Maduro announced the expulsions in a televised speech after being officially proclaimed the winner of Sunday's election in the South American nation, AFP reported.
The vote was boycotted by the main opposition parties and condemned by the United States, which denounced it as a "sham."
The Venezuelan president declared US charge d'affaires Todd Robinson and deputy head of mission Brian Naranjo "personae non gratae."
"They must leave the country in 48 hours in protest and in defense of the dignity of the Venezuelan homeland... Enough of conspiracies!" he said.
A State Department official said Washington had "not received notification from the Venezuelan government through diplomatic channels," but that if the expulsions are confirmed, "the United States may take appropriate reciprocal action."
In anticipation that Venezuela's charge d'affaires in Washington, Carlos Ron, would be expulsed, he was appointed vice minister of foreign affairs for North America.
On Monday, US President Donald Trump tightened sanctions against Caracas, making it harder for the government to sell off state assets.
"I repudiate all the sanctions that are sought against the Bolivarian Republic of Venezuela, because they harm it, they generate suffering for the people of Venezuela," Maduro said in the speech.

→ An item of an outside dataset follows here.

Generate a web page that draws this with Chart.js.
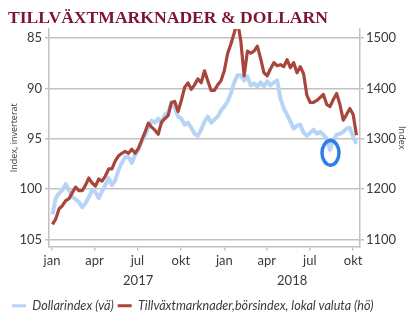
<!DOCTYPE html>
<html lang="sv">
<head>
<meta charset="utf-8">
<title>Tillväxtmarknader & dollarn</title>
<script src="https://cdn.jsdelivr.net/npm/chart.js@4.4.0/dist/chart.umd.min.js"></script>
<style>
  html, body { margin: 0; padding: 0; background: #fff; }
  #wrap { width: 416px; height: 326px; }
</style>
</head>
<body>
<div id="wrap"><canvas id="graf" width="416" height="326"></canvas></div>
<script>
// veckodata, måndagar jan 2017 - okt 2018
const veckor = [
  '2017-01-02','2017-01-09','2017-01-16','2017-01-23','2017-01-30','2017-02-06','2017-02-13','2017-02-20','2017-02-27','2017-03-06',
  '2017-03-13','2017-03-20','2017-03-27','2017-04-03','2017-04-10','2017-04-17','2017-04-24','2017-05-01','2017-05-08','2017-05-15',
  '2017-05-22','2017-05-29','2017-06-05','2017-06-12','2017-06-19','2017-06-26','2017-07-03','2017-07-10','2017-07-17','2017-07-24',
  '2017-07-31','2017-08-07','2017-08-14','2017-08-21','2017-08-28','2017-09-04','2017-09-11','2017-09-18','2017-09-25','2017-10-02',
  '2017-10-09','2017-10-16','2017-10-23','2017-10-30','2017-11-06','2017-11-13','2017-11-20','2017-11-27','2017-12-04','2017-12-11',
  '2017-12-18','2017-12-25','2018-01-01','2018-01-08','2018-01-15','2018-01-22','2018-01-29','2018-02-05','2018-02-12','2018-02-19',
  '2018-02-26','2018-03-05','2018-03-12','2018-03-19','2018-03-26','2018-04-02','2018-04-09','2018-04-16','2018-04-23','2018-04-30',
  '2018-05-07','2018-05-14','2018-05-21','2018-05-28','2018-06-04','2018-06-11','2018-06-18','2018-06-25','2018-07-02','2018-07-09',
  '2018-07-16','2018-07-23','2018-07-30','2018-08-06','2018-08-13','2018-08-20','2018-08-27','2018-09-03','2018-09-10','2018-09-17',
  '2018-09-24','2018-10-01','2018-10-08'
];

// Dollarindex (vänster axel, inverterad)
const dollarindex = [
  102.5, 100.9, 100.4, 100.1, 99.5, 100.1, 100.8, 101.0, 101.3, 101.8,
  101.4, 100.8, 100.1, 100.3, 100.9, 100.2, 99.6, 98.9, 99.6, 99.1,
  98.1, 97.4, 96.8, 96.8, 97.4, 96.6, 96.1, 95.3, 94.7, 93.9,
  93.2, 93.4, 93.0, 93.4, 92.6, 92.4, 91.4, 91.9, 92.8, 93.0,
  93.6, 93.4, 93.9, 94.5, 94.7, 94.1, 93.3, 92.8, 93.4, 93.1,
  92.8, 92.2, 91.8, 91.3, 90.5, 89.4, 88.7, 88.7, 89.2, 88.8,
  89.7, 89.5, 89.8, 89.4, 89.8, 89.3, 89.7, 89.4, 89.2, 91.0,
  92.0, 92.6, 93.3, 94.0, 93.7, 93.6, 94.4, 94.7, 94.4, 94.1,
  94.5, 94.3, 94.6, 95.0, 96.1, 95.1, 94.6, 94.5, 94.3, 94.0,
  93.9, 94.8, 95.5
];

// Tillväxtmarknader, börsindex i lokal valuta (höger axel)
const borsindex = [
  1130, 1141, 1161, 1167, 1177, 1181, 1193, 1204, 1197, 1197,
  1208, 1222, 1212, 1206, 1220, 1216, 1226, 1240, 1240, 1256,
  1266, 1271, 1275, 1271, 1279, 1271, 1281, 1297, 1313, 1331,
  1323, 1317, 1309, 1333, 1340, 1346, 1372, 1374, 1354, 1376,
  1402, 1411, 1398, 1407, 1419, 1411, 1435, 1415, 1396, 1396,
  1407, 1415, 1435, 1469, 1488, 1510, 1534, 1494, 1425, 1474,
  1470, 1474, 1484, 1459, 1431, 1425, 1439, 1451, 1445, 1447,
  1443, 1457, 1441, 1451, 1431, 1443, 1429, 1386, 1372, 1372,
  1376, 1382, 1388, 1368, 1364, 1378, 1390, 1368, 1337, 1348,
  1360, 1348, 1307
];

const manadsDatum = ['2017-01-01','2017-04-01','2017-07-01','2017-10-01','2018-01-01','2018-04-01','2018-07-01','2018-10-01'];
const manadsEtiketter = ['jan','apr','jul','okt','jan','apr','jul','okt'];
const arsDatum = ['2017-01-01','2018-01-01','2019-01-01'];
const arsEtiketter = ['2017','2018'];
const vansterTicks = [85, 90, 95, 100, 105];
const hogerTicks = [1100, 1200, 1300, 1400, 1500];

// markering runt augustidippen
const markering = { datum: '2018-08-14', varde: 96.4 };

const START = Date.UTC(2017, 0, 1);
const dag = (s) => (Date.parse(s + 'T00:00:00Z') - START) / 86400000;

const X_MIN = -6.4, X_MAX = 652.5;
const GRID = '#c2c2c2';
const TEXT = '#3a3a3a';

const dollarPunkter = veckor.map((d, i) => ({ x: dag(d), y: dollarindex[i] }));
const borsPunkter = veckor.map((d, i) => ({ x: dag(d), y: borsindex[i] }));

const ringPlugin = {
  id: 'ring',
  afterDatasetsDraw(chart) {
    const { ctx, scales } = chart;
    const cx = scales.x.getPixelForValue(dag(markering.datum));
    const cy = scales.y.getPixelForValue(markering.varde);
    ctx.save();
    ctx.strokeStyle = '#2f7de6';
    ctx.lineWidth = 3.5;
    ctx.beginPath();
    ctx.ellipse(cx, cy, 8.5, 12.3, 0, 0, Math.PI * 2);
    ctx.stroke();
    ctx.restore();
  }
};

new Chart(document.getElementById('graf'), {
  type: 'line',
  data: {
    datasets: [{
      label: 'Dollarindex (vä)',
      data: dollarPunkter,
      yAxisID: 'y',
      borderColor: '#b7d4f7',
      backgroundColor: '#b7d4f7',
      borderWidth: 4,
      pointRadius: 0,
      borderJoinStyle: 'round',
      order: 1
    }, {
      label: 'Tillväxtmarknader,börsindex, lokal valuta (hö)',
      data: borsPunkter,
      yAxisID: 'y1',
      borderColor: '#a8463c',
      backgroundColor: '#a8463c',
      borderWidth: 3.2,
      pointRadius: 0,
      borderJoinStyle: 'round',
      order: 0
    }]
  },
  options: {
    responsive: false,
    animation: false,
    devicePixelRatio: 1,
    layout: { padding: { left: 8, right: 0, top: 0, bottom: 4 } },
    plugins: {
      title: {
        display: true,
        text: 'TILLVÄXTMARKNADER & DOLLARN',
        align: 'start',
        color: '#7d1530',
        font: { family: 'Liberation Serif', size: 17.6, weight: 'bold' },
        padding: { top: 8, bottom: 0 }
      },
      legend: {
        position: 'bottom',
        align: 'start',
        labels: {
          usePointStyle: true,
          pointStyleWidth: 14,
          pointStyle: 'line',
          padding: 4,
          color: TEXT,
          font: { family: 'Lato', size: 12.6, style: 'italic' },
          sort: (a, b) => a.datasetIndex - b.datasetIndex,
          generateLabels: (chart) => Chart.defaults.plugins.legend.labels.generateLabels(chart)
            .map(l => Object.assign(l, { lineWidth: 3 }))
        }
      },
      tooltip: { enabled: false }
    },
    scales: {
      x: {
        type: 'linear',
        min: X_MIN,
        max: X_MAX,
        afterBuildTicks: (s) => { s.ticks = manadsDatum.map(d => ({ value: dag(d) })); },
        afterFit: (s) => { s.height = 26; },
        ticks: {
          autoSkip: false,
          maxRotation: 0,
          padding: 3,
          color: TEXT,
          font: { family: 'Lato', size: 13 },
          callback: (v, i) => manadsEtiketter[i]
        },
        grid: { drawOnChartArea: false, color: GRID, lineWidth: 1.5, tickLength: 4 },
        border: { color: GRID, width: 1.5 }
      },
      x2: {
        type: 'linear',
        position: 'bottom',
        weight: 1,
        min: X_MIN,
        max: X_MAX,
        afterBuildTicks: (s) => {
          s.ticks = arsEtiketter.map((a, i) => {
            const fran = Math.max(dag(arsDatum[i]), s.min);
            const till = Math.min(dag(arsDatum[i + 1]), s.max);
            return { value: (fran + till) / 2 };
          });
        },
        afterFit: (s) => { s.height = 23; },
        ticks: {
          autoSkip: false,
          maxRotation: 0,
          padding: 1,
          color: TEXT,
          font: { family: 'Lato', size: 13 },
          callback: (v, i) => arsEtiketter[i]
        },
        grid: { display: false, drawTicks: false },
        border: { display: false }
      },
      y: {
        position: 'left',
        reverse: true,
        min: 84.11,
        max: 105.69,
        afterBuildTicks: (s) => { s.ticks = vansterTicks.map(v => ({ value: v })); },
        afterFit: (s) => { s.width = 41; },
        ticks: { padding: 3, color: TEXT, font: { family: 'Lato', size: 13 }, callback: (v) => String(v) },
        grid: { color: GRID, lineWidth: 1.5, tickLength: 4 },
        border: { color: GRID, width: 1.5 },
        title: {
          display: true,
          text: 'Index, inverterat',
          color: TEXT,
          padding: 1,
          font: { family: 'Open Sans', size: 9 }
        }
      },
      y1: {
        position: 'right',
        min: 1086.2,
        max: 1517.7,
        afterBuildTicks: (s) => { s.ticks = hogerTicks.map(v => ({ value: v })); },
        afterFit: (s) => { s.width = 56; },
        ticks: { padding: 2, color: TEXT, font: { family: 'Lato', size: 13 }, callback: (v) => String(v) },
        grid: { drawOnChartArea: false, color: GRID, lineWidth: 1.5, tickLength: 4 },
        border: { color: GRID, width: 1.5 },
        title: {
          display: true,
          text: 'Index',
          color: TEXT,
          padding: 9,
          font: { family: 'Open Sans', size: 9 }
        }
      }
    }
  },
  plugins: [ringPlugin]
});
</script>
</body>
</html>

He promised to present "evidence" that both diplomats were engaged in a political, military and economic "conspiracy."
Robinson denied the allegations.
"We strongly reject the accusations against me and against" Naranjo, he told journalists in the western city of Merida, promising to return there even despite Maduro expulsing him.
Washington and Caracas have not exchanged ambassadors since 2010, and relations between the two countries have been tense since the late leftist president Hugo Chavez, Maduro's mentor, assumed power in 1999.
Maduro was declared the winner with 68 percent of the vote, but with a record abstention rate.
Days before the elections, 11 soldiers were arrested for planning destabilizing actions against Maduro, and they were ordered to prison on Tuesday.
Venezuelans are reeling under a deepening crisis, with hyperinflation projected by the IMF to reach 13,800 percent this year and dire shortages of food and medicine.
The Foreign Ministry earlier lashed out at the US sanctions, accusing Washington of intensifying a "criminal financial and economic blockade," which it called a crime against humanity for impeding "access to essential goods."
It said US policy "promotes hatred, intolerance and political and financial lynching" of Venezuela.
Washington has previously slapped sanctions on the president and his senior aides, and banned US entities from buying any more debt from Caracas or state oil company PDVSA.
The European Union said it was also weighing new sanctions after the election was marred by "irregularities" and failed to meet international standards.